The court erred in allowing judgment for defendant n. o. v., but this is not a case in which we shall enter judgment on the verdict; we prefer to leave it to the court below, who heard the evidence, to decide whether to enter judgment on the verdict or to direct a new trial, which latter it may well conclude to do.
The judgment is reversed and it is ordered that the motion for a new trial be reinstated to be disposed of as right and justice under the law may require.

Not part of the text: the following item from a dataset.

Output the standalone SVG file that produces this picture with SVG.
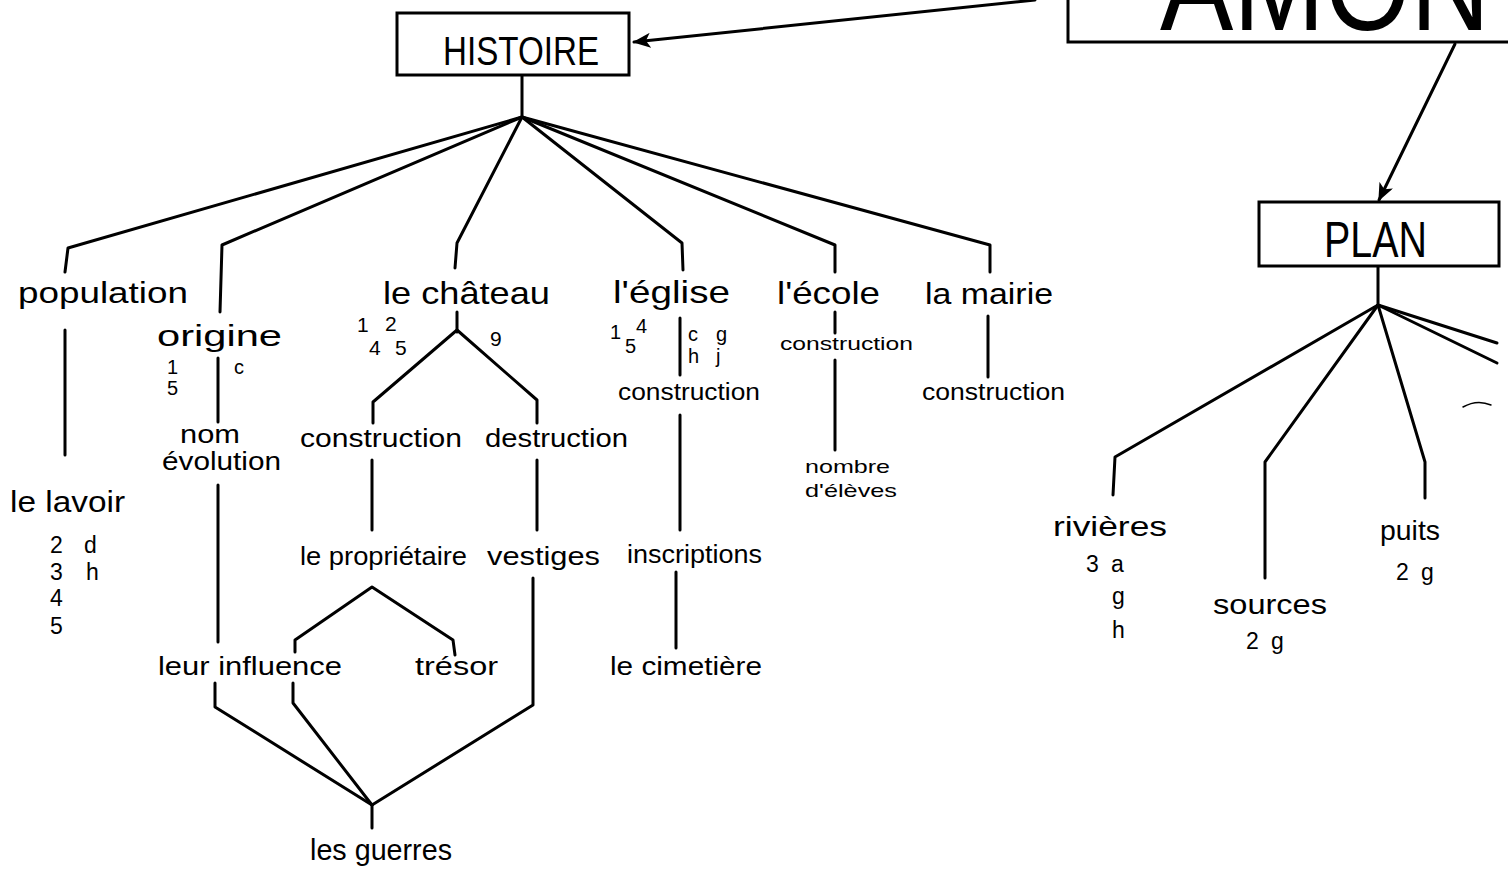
<svg xmlns="http://www.w3.org/2000/svg" width="1508" height="873" viewBox="0 0 1508 873">
<style>
.ln{fill:none;stroke:#000;stroke-width:3;stroke-linecap:round;stroke-linejoin:round}
.bx{fill:#fff;stroke:#000;stroke-width:3}
text{font-family:"Liberation Sans","DejaVu Sans",sans-serif;fill:#000}
.t{font-size:30px}
.m{font-size:25px}
.s{font-size:23px}
.xs{font-size:20px}
.n{font-size:21px}
</style>
<defs>
<marker id="ah" viewBox="0 0 12 10" refX="11" refY="5" markerWidth="6" markerHeight="5" orient="auto" markerUnits="strokeWidth">
<path d="M0,0 L12,5 L0,10 L3,5 z" fill="#000"/>
</marker>
</defs>
<rect width="1508" height="873" fill="#fff"/>

<g id="connectors" class="ln">
<path d="M1035,0 L634,42" marker-end="url(#ah)"/>
<path d="M1455,44 L1379,200" marker-end="url(#ah)"/>
<path d="M522,75 L522,117"/>
<path d="M522,117 L68,248 L65,272"/>
<path d="M522,117 L222,245 L220,312"/>
<path d="M522,117 L457,243 L455,268"/>
<path d="M522,117 L682,243 L683,270"/>
<path d="M522,117 L835,245 L835,272"/>
<path d="M522,117 L990,245 L990,272"/>
<path d="M65,330 L65,455"/>
<path d="M218,358 L218,422"/>
<path d="M218,485 L218,642"/>
<path d="M457,312 L457,332"/>
<path d="M373,423 L373,402 L457,330 L537,400 L537,423"/>
<path d="M372,460 L372,530"/>
<path d="M537,460 L537,530"/>
<path d="M295,652 L295,640 L372,587 L453,640 L455,655"/>
<path d="M533,578 L533,705 L372,805"/>
<path d="M215,683 L215,707 L372,805"/>
<path d="M293,683 L293,703 L372,805"/>
<path d="M372,805 L372,828"/>
<path d="M680,318 L680,375"/>
<path d="M680,415 L680,530"/>
<path d="M676,572 L676,648"/>
<path d="M835,312 L835,333"/>
<path d="M835,360 L835,450"/>
<path d="M988,316 L988,377"/>
<path d="M1378,267 L1378,305"/>
<path d="M1378,305 L1115,457 L1113,495"/>
<path d="M1378,305 L1265,462 L1265,578"/>
<path d="M1378,305 L1425,462 L1425,498"/>
<path d="M1378,305 L1497,343"/>
<path d="M1378,305 L1497,363"/>
<path d="M1463,407 Q1477,399 1491,405" style="stroke-width:1.5"/>
</g>

<g id="amon">
<rect class="bx" x="1068" y="-20" width="460" height="62"/>
<text x="1160" y="30" style="font-size:130px;font-weight:200" textLength="330" lengthAdjust="spacingAndGlyphs">AMON</text>
</g>
<g id="histoire">
<rect class="bx" x="397" y="13" width="232" height="62"/>
<text x="443" y="65" style="font-size:41px" textLength="156" lengthAdjust="spacingAndGlyphs">HISTOIRE</text>
</g>
<g id="plan">
<rect class="bx" x="1259" y="202" width="240" height="64"/>
<text x="1324" y="257" style="font-size:50px" textLength="103" lengthAdjust="spacingAndGlyphs">PLAN</text>
</g>

<g id="population">
<text class="t" x="18" y="303" textLength="170" lengthAdjust="spacingAndGlyphs">population</text>
</g>
<g id="lavoir">
<text class="t" x="10" y="512" textLength="115" lengthAdjust="spacingAndGlyphs">le lavoir</text>
<text class="s" x="50" y="553">2</text><text class="s" x="84" y="553">d</text>
<text class="s" x="50" y="580">3</text><text class="s" x="86" y="580">h</text>
<text class="s" x="50" y="606">4</text>
<text class="s" x="50" y="634">5</text>
</g>
<g id="origine">
<text class="t" x="157" y="346" textLength="125" lengthAdjust="spacingAndGlyphs">origine</text>
<text class="xs" x="167" y="374">1</text>
<text class="xs" x="167" y="395">5</text>
<text class="xs" x="234" y="374">c</text>
</g>
<g id="nom">
<text class="m" x="180" y="443" textLength="60" lengthAdjust="spacingAndGlyphs">nom</text>
<text class="m" x="162" y="470" textLength="119" lengthAdjust="spacingAndGlyphs">évolution</text>
</g>
<g id="influence">
<text class="m" x="158" y="675" textLength="184" lengthAdjust="spacingAndGlyphs">leur influence</text>
</g>
<g id="guerres">
<text class="t" x="310" y="860" textLength="142" lengthAdjust="spacingAndGlyphs">les guerres</text>
</g>
<g id="chateau">
<text class="t" x="383" y="304" style="font-size:32px" textLength="167" lengthAdjust="spacingAndGlyphs">le château</text>
<text class="n" x="357" y="332">1</text>
<text class="n" x="385" y="331">2</text>
<text class="n" x="369" y="355">4</text>
<text class="n" x="395" y="355">5</text>
<text class="n" x="490" y="346">9</text>
</g>
<g id="construction-chateau">
<text class="m" x="300" y="447" textLength="162" lengthAdjust="spacingAndGlyphs">construction</text>
</g>
<g id="destruction">
<text class="m" x="485" y="447" textLength="143" lengthAdjust="spacingAndGlyphs">destruction</text>
</g>
<g id="proprietaire">
<text class="m" x="300" y="565" textLength="167" lengthAdjust="spacingAndGlyphs">le propriétaire</text>
</g>
<g id="vestiges">
<text class="m" x="487" y="565" textLength="113" lengthAdjust="spacingAndGlyphs">vestiges</text>
</g>
<g id="tresor">
<text class="m" x="415" y="675" textLength="83" lengthAdjust="spacingAndGlyphs">trésor</text>
</g>
<g id="eglise">
<text class="t" x="613" y="303" style="font-size:32px" textLength="117" lengthAdjust="spacingAndGlyphs">l'église</text>
<text class="xs" x="610" y="339">1</text>
<text class="xs" x="636" y="333">4</text>
<text class="xs" x="625" y="353">5</text>
<text class="xs" x="688" y="341">c</text>
<text class="xs" x="716" y="341">g</text>
<text class="xs" x="688" y="363">h</text>
<text class="xs" x="716" y="363">j</text>
</g>
<g id="construction-eglise">
<text class="s" x="618" y="400" textLength="142" lengthAdjust="spacingAndGlyphs">construction</text>
</g>
<g id="inscriptions">
<text class="m" x="627" y="563" textLength="135" lengthAdjust="spacingAndGlyphs">inscriptions</text>
</g>
<g id="cimetiere">
<text class="m" x="610" y="675" textLength="152" lengthAdjust="spacingAndGlyphs">le cimetière</text>
</g>
<g id="ecole">
<text class="t" x="777" y="304" style="font-size:32px" textLength="103" lengthAdjust="spacingAndGlyphs">l'école</text>
<text x="780" y="350" style="font-size:19px" textLength="133" lengthAdjust="spacingAndGlyphs">construction</text>
</g>
<g id="nombre">
<text x="805" y="473" style="font-size:19px" textLength="85" lengthAdjust="spacingAndGlyphs">nombre</text>
<text x="805" y="497" style="font-size:19px" textLength="92" lengthAdjust="spacingAndGlyphs">d'élèves</text>
</g>
<g id="mairie">
<text class="t" x="925" y="304" textLength="128" lengthAdjust="spacingAndGlyphs">la mairie</text>
<text class="s" x="922" y="400" textLength="143" lengthAdjust="spacingAndGlyphs">construction</text>
</g>
<g id="rivieres">
<text class="t" x="1053" y="536" style="font-size:28px" textLength="114" lengthAdjust="spacingAndGlyphs">rivières</text>
<text class="s" x="1086" y="572">3</text><text class="s" x="1111" y="572">a</text>
<text class="s" x="1112" y="604">g</text>
<text class="s" x="1112" y="638">h</text>
</g>
<g id="sources">
<text class="t" x="1213" y="614" style="font-size:28px" textLength="114" lengthAdjust="spacingAndGlyphs">sources</text>
<text class="s" x="1246" y="649">2</text><text class="s" x="1271" y="649">g</text>
</g>
<g id="puits">
<text class="t" x="1380" y="540" style="font-size:28px" textLength="60" lengthAdjust="spacingAndGlyphs">puits</text>
<text class="s" x="1396" y="580">2</text><text class="s" x="1421" y="580">g</text>
</g>
</svg>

I agree that the court below should be permitted to grant a new trial and think that this course ought to be pursued, and I concur in much else said in the opinion of the majority, but I cannot assent to the views there expressed as to the rule laid down in Lonzer v. Lehigh Valley R. R. Co., 196 Pa. 610, 613, in which we held that "when the testimony is not in itself improbable, is not at variance with any proved or admitted facts, or with ordinary experience, and comes from witnesses whose candor there is no apparent ground for doubting, the jury is not at liberty to indulge in a capricious disbelief," and that the trial court should not allow them an opportunity to do so. I believe this rule, when applied in full vigor at the trial of cases, aids the administration of justice, and that where the case of a plaintiff rests solely upon a presumption, the presumption should go down before evidence of facts to the contrary given by witnesses whose integrity is not assailed. In my opinion, "There can be no presumption as against facts which are clearly proven": Zotter v. Lehigh Valley R. R. Co., 280 Pa. 14, 21, and cases there cited.